Inflation, taux, croissance, cela s’améliore, mais nous ne sommes pas revenus au monde d’avant, note Maud Reinalter, de Belfius AM.

En présentant les convictions de Belfius Asset Management ce mercredi, Maud Reinalter, Chief Investment Officer, a délivré plusieurs messages. Le premier est que les banques centrales sont sur la bonne voie pour maitriser l’inflation, ce qui devrait mener à une baisse des taux. Elle n’interviendrait cependant que dans la deuxième partie de l’an prochain. Ensuite, on constate que par rapport à l’économie américaine, l’européenne reste faiblarde. Et puis, concernant les prix de l’énergie, et notamment du baril, le marché réagit comme si  les risques géopolitiques allaient se tasser l’an prochain. Mais n’est-ce pas trop optimiste ?

Inflation : objectif 2,1% en 2025

L’inflation tout d’abord. « Nous pensons qu’elle va continuer à baisser, que ce soit en zone euro ou aux États-Unis, mais qu’elle restera au-dessus encore des objectifs des banques centrales, au moins jusqu’à la fin du premier semestre, affirme Maud Reinalter. Cela veut dire que, pour nous, les banques centrales, ne descendront pas les taux avant la deuxième moitié de l’année ».

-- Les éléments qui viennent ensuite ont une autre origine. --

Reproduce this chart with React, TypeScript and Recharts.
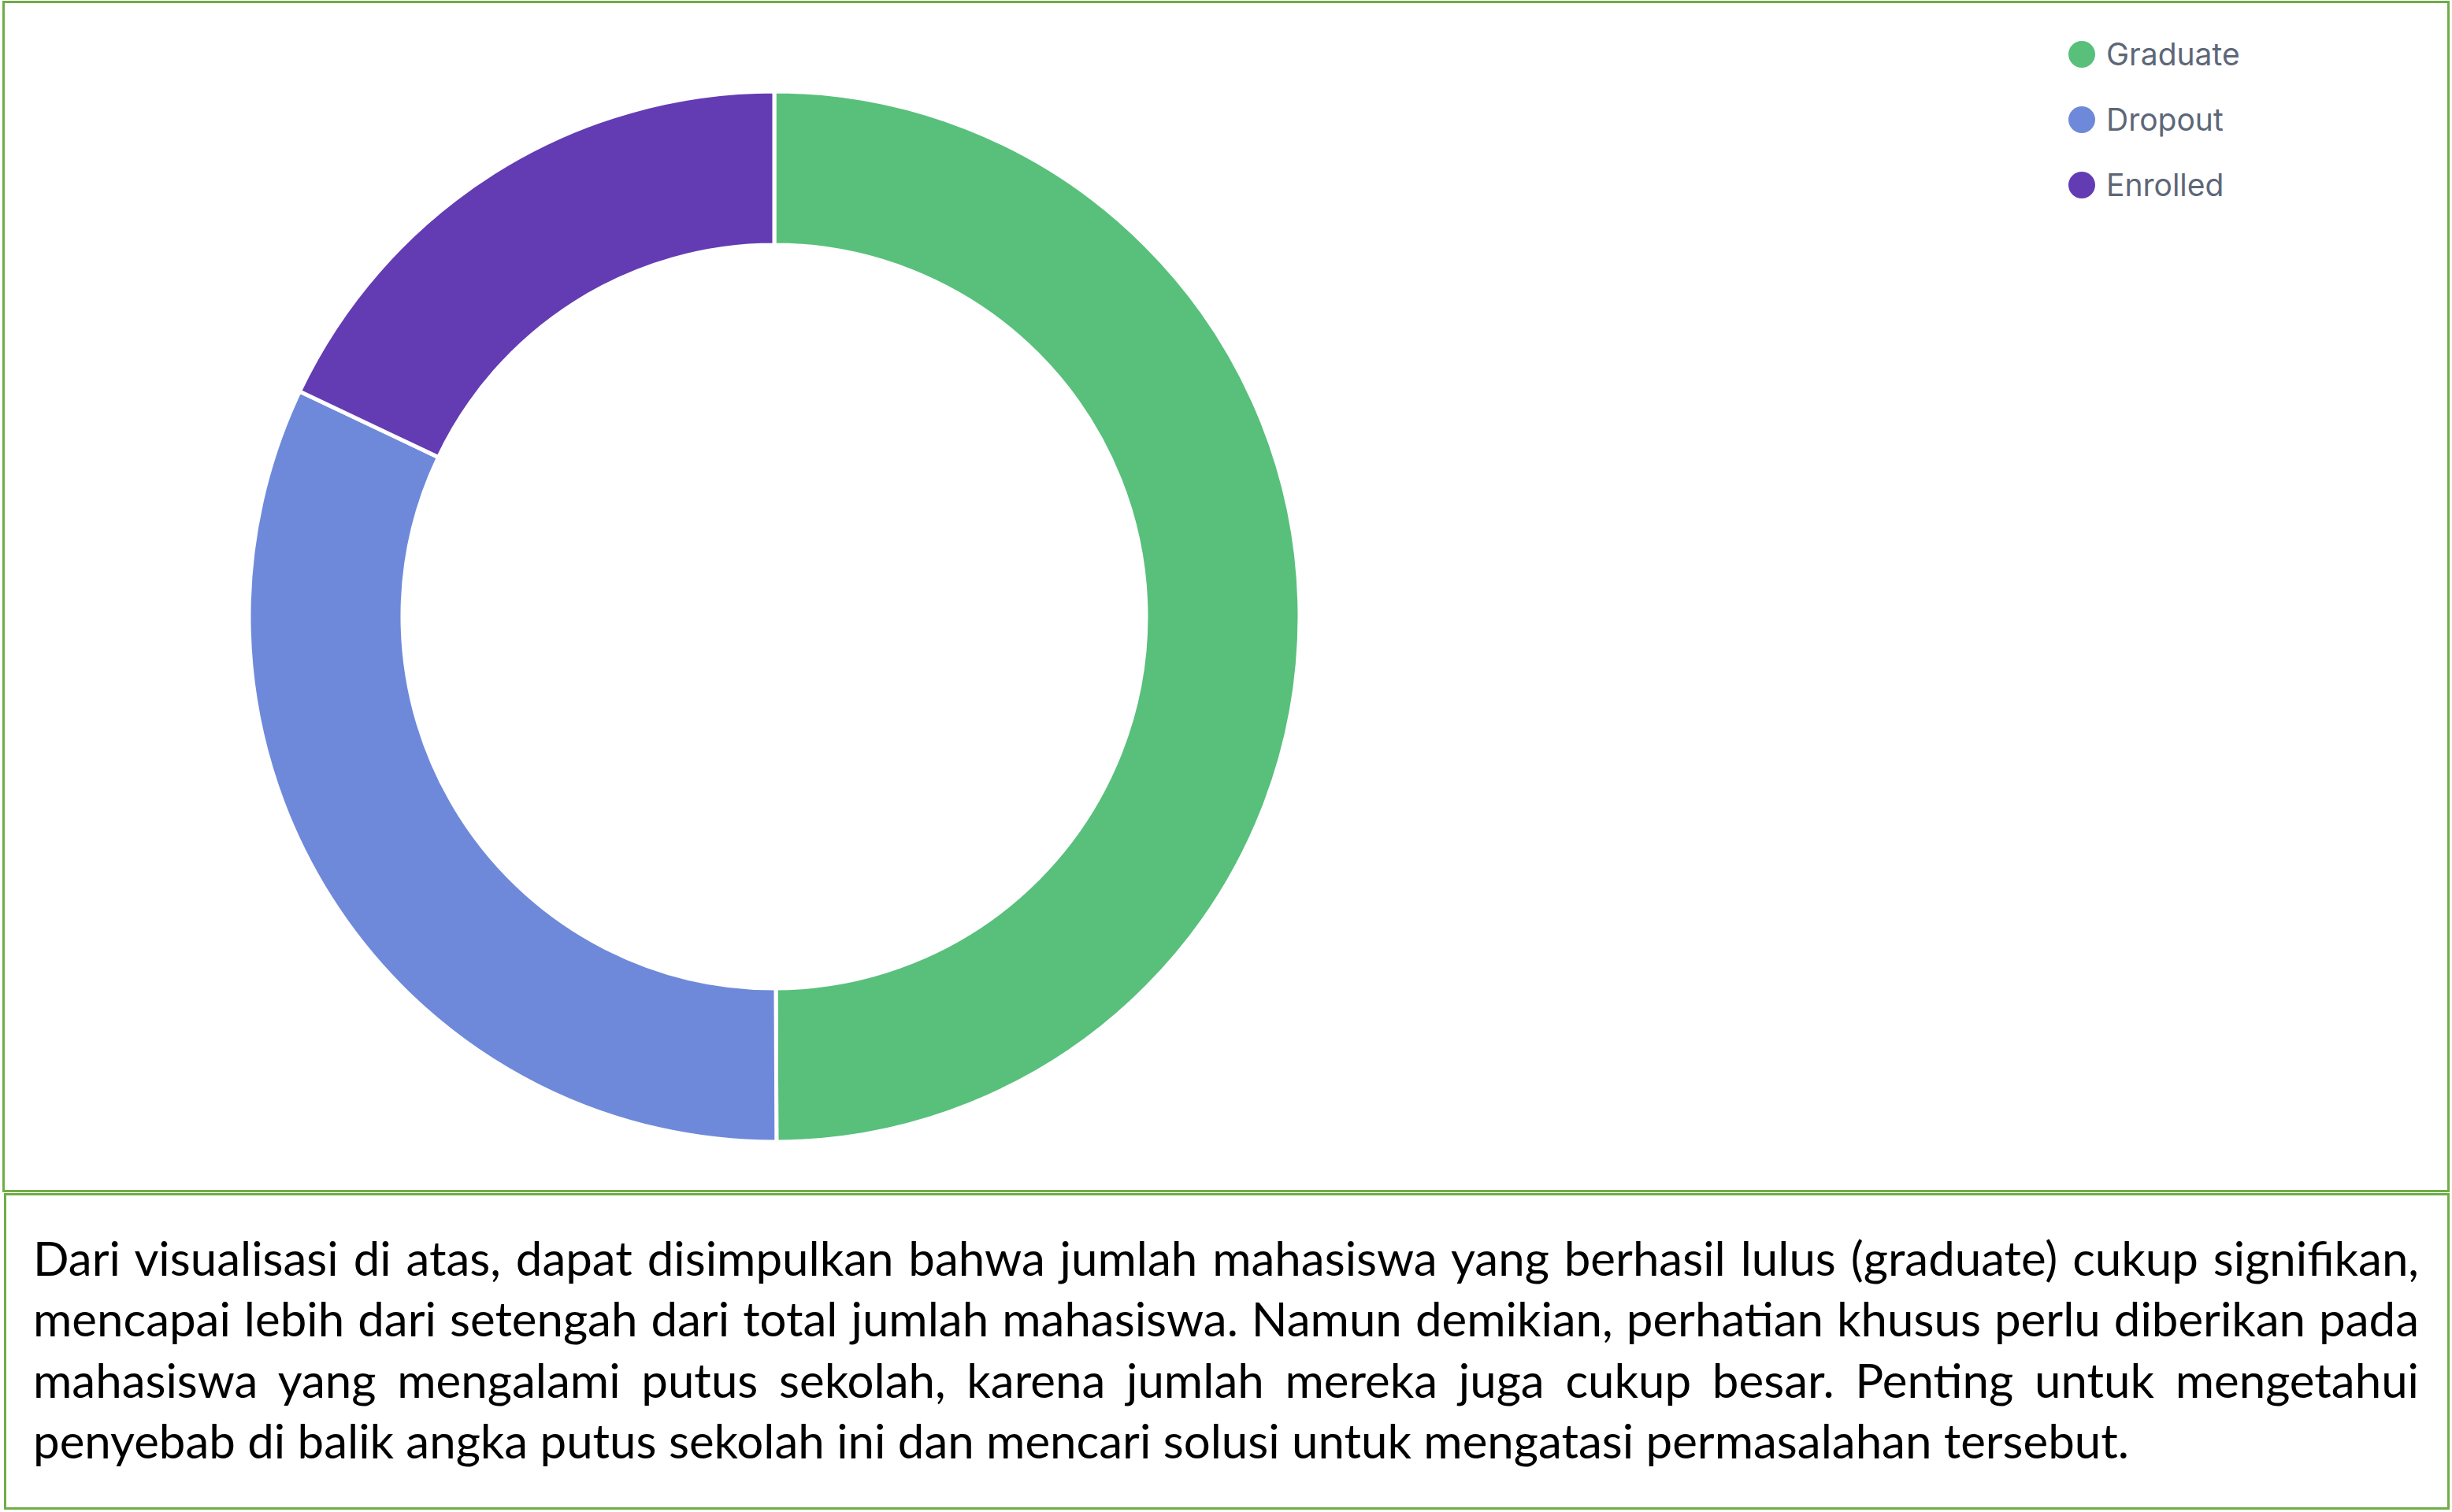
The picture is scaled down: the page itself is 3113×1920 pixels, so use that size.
import React from 'react';
import { PieChart, Pie, Cell, Legend } from 'recharts';

// student status counts
const statusNames = ['Graduate', 'Dropout', 'Enrolled'];
const studentCounts = [2209, 1421, 794];
const sliceColors = ['#58C07B', '#6F89DA', '#633CB4'];

const summaryLines = [
  'Dari visualisasi di atas, dapat disimpulkan bahwa jumlah mahasiswa yang berhasil lulus (graduate) cukup signifikan,',
  'mencapai lebih dari setengah dari total jumlah mahasiswa. Namun demikian, perhatian khusus perlu diberikan pada',
  'mahasiswa yang mengalami putus sekolah, karena jumlah mereka juga cukup besar. Penting untuk mengetahui',
  'penyebab di balik angka putus sekolah ini dan mencari solusi untuk mengatasi permasalahan tersebut.',
];

const chartData = statusNames.map((name, i) => ({ name, value: studentCounts[i] }));

const renderLegend = (props: any) => {
  // keep the data order, not alphabetical
  const items = [...(props.payload || [])].sort(
    (a: any, b: any) => statusNames.indexOf(a.value) - statusNames.indexOf(b.value)
  );
  return (
    <div>
      {items.map((entry: any) => (
        <div key={entry.value} style={{ display: 'flex', alignItems: 'center', height: 83 }}>
          <svg width={34} height={34} style={{ marginRight: 14 }}>
            <circle cx={17} cy={17} r={17} fill={entry.color} />
          </svg>
          <span style={{ fontFamily: 'Inter', fontSize: 39, color: '#5d6778' }}>{entry.value}</span>
        </div>
      ))}
    </div>
  );
};

export default function App() {
  return (
    <div style={{ position: 'relative', width: 3113, height: 1920, background: '#fff' }}>
      <style>{'body{margin:0}'}</style>

      {/* chart box */}
      <div
        style={{
          position: 'absolute', left: 3, top: 1, width: 3107, height: 1513,
          border: '3px solid #70AD47', boxSizing: 'border-box',
        }}
      />
      <div style={{ position: 'absolute', left: 0, top: 0 }}>
        <PieChart width={3113} height={1513}>
          <Pie
            data={chartData}
            dataKey="value"
            nameKey="name"
            cx={978}
            cy={778}
            innerRadius={472}
            outerRadius={667}
            startAngle={90}
            endAngle={-270}
            stroke="#ffffff"
            strokeWidth={5}
            isAnimationActive={false}
          >
            {chartData.map((d, i) => (
              <Cell key={d.name} fill={sliceColors[i]} />
            ))}
          </Pie>
          <Legend
            layout="vertical"
            content={renderLegend}
            itemSorter={null as any}
            wrapperStyle={{ left: 2626, top: 27, width: 320 }}
          />
        </PieChart>
      </div>

      {/* text box */}
      <div
        style={{
          position: 'absolute', left: 5, top: 1515, width: 3105, height: 402,
          border: '3px solid #70AD47', boxSizing: 'border-box',
        }}
      >
        <div style={{ position: 'absolute', left: 34, top: 41, width: 3029, fontFamily: 'Lato', fontSize: 60, lineHeight: '77.3px', color: '#000' }}>
          {summaryLines.map((line, i) => (
            <div
              key={i}
              style={{
                textAlign: 'justify',
                textAlignLast: i < summaryLines.length - 1 ? 'justify' : 'left',
                whiteSpace: 'nowrap',
              }}
            >
              {line}
            </div>
          ))}
        </div>
      </div>
    </div>
  );
}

L’inflation, rappelle la CIO, a en effet continué de ralentir globalement en novembre. Selon la première estimation d’Eurostat, le taux d’inflation dans la zone euro est passé à 2,4% en novembre, contre 2.9% en octobre. » Les chiffres au mois de novembre  sont très bas, mais il convient de prendre en compte des effets de base (il y a un an, en novembre, les prix avaient particulièrement flambé, NDLR), qui vont se retourner sur les deux prochains mois, notamment au vu des prix de l’énergie. Ensuite, dans la zone euro, l’inflation devrait remonter un petit peu pour rebaisser ensuite ». L’inflation, qui était en moyenne de 5,3% cette année, tombera à 2,9% l’an prochain et 2,1% en 2025, soit l’objectif de la BCE.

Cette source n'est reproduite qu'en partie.